The same logic applies to the month-over-month (M/M) data, which is often more volatile. With a consensus of 0.3% M/M for core CPI, a print of 0.2%—while within the 0.1%-0.5% range—would contradict the 52% of forecasts at 0.3% and the 26% at 0.4%, creating a notable dovish surprise.

What This Means for Traders

Ignoring forecast distribution is a tactical error. Here’s how to integrate this analysis into your trading strategy around CPI releases.

1. Assess Market Sensitivity and Asymmetry

Before the release, analyze the published distribution (available from financial newswires and some economic calendars). Identify the skew. In the example given, the risk is asymmetric: the market is more vulnerable to a downside surprise (softer CPI) than an upside one, because fewer forecasts are on the low end. This might mean out-of-the-money call options on bonds (TLT) or put options on the USD (via UUP or FX pairs) could offer favorable risk/reward if you anticipate a soft print.

2. Position for the "Tail Risk" Within the Range

Don't assume a print within the headline range will be a non-event. If the distribution is tightly clustered, even a 0.1 percentage point deviation from the consensus can move markets significantly. Consider strategies that profit from an increase in volatility (like long straddles or strangles on major ETFs or indices like the S&P 500 via SPY) if you believe the actual data has a high chance of landing at the range's edges.

3. Contextualize with the Fed Narrative

The source correctly notes that a single data point won't change the immediate Fed decision (no cut is expected in January). The real battle is over the 2024 cutting cycle. The market is currently pricing in roughly two cuts. A CPI print that surprises to the downside (e.g., landing at the lower bound of forecasts) would bolster arguments for three or more cuts, leading to a sharp repricing of short-term interest rate futures. Conversely, an upside surprise would validate the Fed's cautious stance and could see markets pare back cuts to just one, strengthening the dollar.

4. Focus on Core CPI and Momentum

Always prioritize Core CPI (excluding food and energy), as the Fed does. Furthermore, watch the sequential M/M figure closely. Two or three consecutive monthly core readings at 0.2% or below would solidify a disinflationary trend, regardless of the Y/Y number's slow descent.

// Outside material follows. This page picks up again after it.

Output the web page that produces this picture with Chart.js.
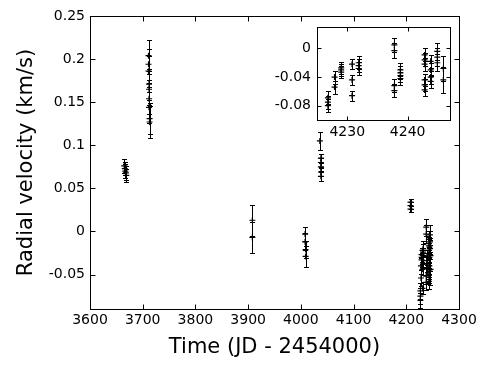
<!DOCTYPE html>
<html>
<head>
<meta charset="utf-8">
<script src="https://cdn.jsdelivr.net/npm/chart.js@4/dist/chart.umd.min.js"></script>
<style>
  body { margin: 0; background: #fff; }
  #wrap { position: relative; width: 499px; height: 366px; }
  #inset { position: absolute; left: 260px; top: 10px; }
</style>
</head>
<body>
<div id="wrap">
  <canvas id="myChart" width="499" height="366"></canvas>
  <canvas id="inset" width="200" height="140"></canvas>
</div>
<script>
// radial velocity measurements, JD - 2454000
var jd = [
  3665, 3666, 3667, 3668, 3669,
  3711, 3711, 3711, 3712, 3712, 3712, 3712, 3713, 3713,
  3908, 3908,
  4008, 4008, 4009, 4009,
  4036, 4038, 4038, 4038, 4038, 4038,
  4208, 4208, 4208,
  4226.8, 4226.8, 4226.8,
  4227.9, 4227.9,
  4229.0, 4229.0, 4229.0,
  4230.8, 4230.8, 4230.8,
  4231.9, 4231.9, 4231.9,
  4237.8, 4237.8, 4237.8, 4237.8,
  4238.8, 4238.8, 4238.8, 4238.8,
  4242.8, 4242.8, 4242.8, 4242.8, 4242.8, 4242.8,
  4243.8, 4243.8, 4243.8, 4243.8,
  4244.9, 4244.9, 4244.9,
  4245.9, 4245.9
];
var rv = [
  0.076, 0.073, 0.070, 0.068, 0.065,
  0.204, 0.194, 0.186, 0.171, 0.165, 0.154, 0.144, 0.131, 0.127,
  0.013, -0.007,
  -0.003, -0.012, -0.021, -0.029,
  0.105, 0.085, 0.080, 0.075, 0.069, 0.064,
  0.034, 0.030, 0.026,
  -0.069, -0.075, -0.080,
  -0.040, -0.054,
  -0.027, -0.030, -0.033,
  -0.022, -0.044, -0.066,
  -0.020, -0.024, -0.028,
  0.005, -0.003, -0.052, -0.059,
  -0.030, -0.034, -0.038, -0.042,
  -0.009, -0.016, -0.022, -0.044, -0.051, -0.058,
  -0.018, -0.030, -0.040, -0.046,
  -0.004, -0.012, -0.020,
  -0.028, -0.044
];
var rvErr = [
  0.008, 0.008, 0.008, 0.008, 0.008,
  0.018, 0.018, 0.018, 0.018, 0.018, 0.018, 0.018, 0.018, 0.018,
  0.018, 0.018,
  0.008, 0.010, 0.010, 0.012,
  0.010, 0.005, 0.005, 0.005, 0.005, 0.005,
  0.004, 0.004, 0.004,
  0.009, 0.009, 0.009,
  0.009, 0.009,
  0.008, 0.008, 0.008,
  0.007, 0.007, 0.007,
  0.009, 0.009, 0.009,
  0.010, 0.010, 0.009, 0.009,
  0.009, 0.009, 0.009, 0.009,
  0.009, 0.009, 0.009, 0.009, 0.009, 0.009,
  0.009, 0.009, 0.009, 0.009,
  0.012, 0.012, 0.012,
  0.018, 0.018
];
var xTicksMain = [3600, 3700, 3800, 3900, 4000, 4100, 4200, 4300];
var yTicksMain = [-0.05, 0, 0.05, 0.1, 0.15, 0.2, 0.25];
var xTicksInset = [4230, 4240];
var yTicksInset = [-0.08, -0.04, 0];

Chart.defaults.font.family = 'DejaVu Sans';
Chart.defaults.color = '#000';

function fmt(v) {
  var s = Number(v.toFixed(2));
  if (s === 0) s = 0;
  return String(s);
}

function pointsFor(lo, hi) {
  var out = [];
  for (var i = 0; i < jd.length; i++) {
    if (jd[i] >= lo && jd[i] <= hi) out.push({x: jd[i], y: rv[i], e: rvErr[i]});
  }
  return out;
}

// error bars + frame with inward ticks (matplotlib look)
function framePlugin(tickLen, capW) {
  return {
    id: 'frame',
    beforeDraw: function(chart) {
      var a = chart.chartArea, ctx = chart.ctx;
      ctx.save();
      ctx.fillStyle = '#fff';
      ctx.fillRect(a.left, a.top, a.right - a.left, a.bottom - a.top);
      ctx.restore();
    },
    afterDatasetsDraw: function(chart) {
      var a = chart.chartArea, ctx = chart.ctx;
      var xs = chart.scales.x, ys = chart.scales.y;
      var pts = chart.data.datasets[0].data;
      ctx.save();
      ctx.beginPath();
      ctx.rect(a.left, a.top, a.right - a.left, a.bottom - a.top);
      ctx.clip();
      ctx.strokeStyle = '#000';
      ctx.lineWidth = 1;
      ctx.beginPath();
      pts.forEach(function(p) {
        var px = Math.round(xs.getPixelForValue(p.x)) + 0.5;
        var y1 = Math.round(ys.getPixelForValue(p.y + p.e)) + 0.5;
        var y2 = Math.round(ys.getPixelForValue(p.y - p.e)) + 0.5;
        ctx.moveTo(px, y1); ctx.lineTo(px, y2);
        ctx.moveTo(px - capW, y1); ctx.lineTo(px + capW, y1);
        ctx.moveTo(px - capW, y2); ctx.lineTo(px + capW, y2);
      });
      ctx.stroke();
      ctx.restore();
    },
    afterDraw: function(chart) {
      var a = chart.chartArea, ctx = chart.ctx;
      var xs = chart.scales.x, ys = chart.scales.y;
      var l = Math.round(a.left) + 0.5, r = Math.round(a.right) + 0.5;
      var t = Math.round(a.top) + 0.5, b = Math.round(a.bottom) + 0.5;
      ctx.save();
      ctx.strokeStyle = '#000';
      ctx.lineWidth = 1;
      ctx.strokeRect(l, t, r - l, b - t);
      ctx.beginPath();
      xs.ticks.forEach(function(tk) {
        var px = Math.round(xs.getPixelForValue(tk.value)) + 0.5;
        ctx.moveTo(px, b); ctx.lineTo(px, b - tickLen);
        ctx.moveTo(px, t); ctx.lineTo(px, t + tickLen);
      });
      ys.ticks.forEach(function(tk) {
        var py = Math.round(ys.getPixelForValue(tk.value)) + 0.5;
        ctx.moveTo(l, py); ctx.lineTo(l + tickLen, py);
        ctx.moveTo(r, py); ctx.lineTo(r - tickLen, py);
      });
      ctx.stroke();
      ctx.restore();
    }
  };
}

var ctx = document.getElementById('myChart');
var mainChart = new Chart(ctx, {
  type: 'scatter',
  data: {
    datasets: [{
      data: pointsFor(3600, 4300),
      pointStyle: 'cross',
      radius: 3,
      borderColor: '#000',
      borderWidth: 1.2
    }]
  },
  options: {
    responsive: false,
    animation: false,
    layout: { padding: { left: 0, right: 40, top: 16, bottom: 0 } },
    plugins: { legend: { display: false }, tooltip: { enabled: false } },
    scales: {
      x: {
        type: 'linear', min: 3600, max: 4300,
        afterBuildTicks: function(s) { s.ticks = xTicksMain.map(function(v) { return {value: v}; }); },
        ticks: { font: { size: 14 }, padding: 3, maxRotation: 0, autoSkip: false,
                 callback: function(v) { return String(v); } },
        grid: { display: false, drawTicks: false },
        border: { display: false },
        title: { display: true, text: 'Time (JD - 2454000)', font: { size: 21 }, padding: { bottom: 6 } },
        afterFit: function(s) { s.height = 57; }
      },
      y: {
        type: 'linear', min: -0.09, max: 0.25,
        afterBuildTicks: function(s) { s.ticks = yTicksMain.map(function(v) { return {value: v}; }); },
        ticks: { font: { size: 14 }, padding: 5, autoSkip: false, callback: fmt },
        grid: { display: false, drawTicks: false },
        border: { display: false },
        title: { display: true, text: 'Radial velocity (km/s)', font: { size: 21 }, padding: { top: 14 } },
        afterFit: function(s) { s.width = 90; }
      }
    }
  },
  plugins: [framePlugin(5, 2.5)]
});

var insetChart = new Chart(document.getElementById('inset'), {
  type: 'scatter',
  data: {
    datasets: [{
      data: pointsFor(4225, 4247),
      pointStyle: 'cross',
      radius: 3,
      borderColor: '#000',
      borderWidth: 1.2
    }]
  },
  options: {
    responsive: false,
    animation: false,
    layout: { padding: { left: 0, right: 10, top: 17, bottom: 0 } },
    plugins: { legend: { display: false }, tooltip: { enabled: false } },
    scales: {
      x: {
        type: 'linear', min: 4225, max: 4247,
        afterBuildTicks: function(s) { s.ticks = xTicksInset.map(function(v) { return {value: v}; }); },
        ticks: { font: { size: 14 }, padding: 4, maxRotation: 0, autoSkip: false,
                 callback: function(v) { return String(v); } },
        grid: { display: false, drawTicks: false },
        border: { display: false },
        afterFit: function(s) { s.height = 30; }
      },
      y: {
        type: 'linear', min: -0.1, max: 0.03,
        afterBuildTicks: function(s) { s.ticks = yTicksInset.map(function(v) { return {value: v}; }); },
        ticks: { font: { size: 14 }, padding: 6, autoSkip: false, callback: fmt },
        grid: { display: false, drawTicks: false },
        border: { display: false },
        afterFit: function(s) { s.width = 57; }
      }
    }
  },
  plugins: [framePlugin(4, 2.5)]
});
</script>
</body>
</html>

The distribution for M/M data often has wider tails, making surprises more common.

Conclusion: Navigating the Data-Dependent Fed Era

In 2024, with the Federal Reserve in a strictly data-dependent mode, every CPI release is a potential catalyst for repricing the entire interest rate path. The distribution of institutional forecasts provides the map for this terrain. It reveals where the collective analyst "pain points" are—the outcomes that would force the most significant reassessment.

Traders who look beyond the consensus headline to analyze the clustering and skew of predictions gain a decisive edge. They can better gauge the potential magnitude of market moves, identify asymmetric risk opportunities, and structure trades that account for the true spectrum of outcomes. In a market hung on every data point, understanding not just what is expected, but how those expectations are distributed, is no longer an advanced tactic—it's an essential component of the macro trader's toolkit. The next CPI surprise may not come from a print outside the range, but from one that lands squarely on its less-populated fringe.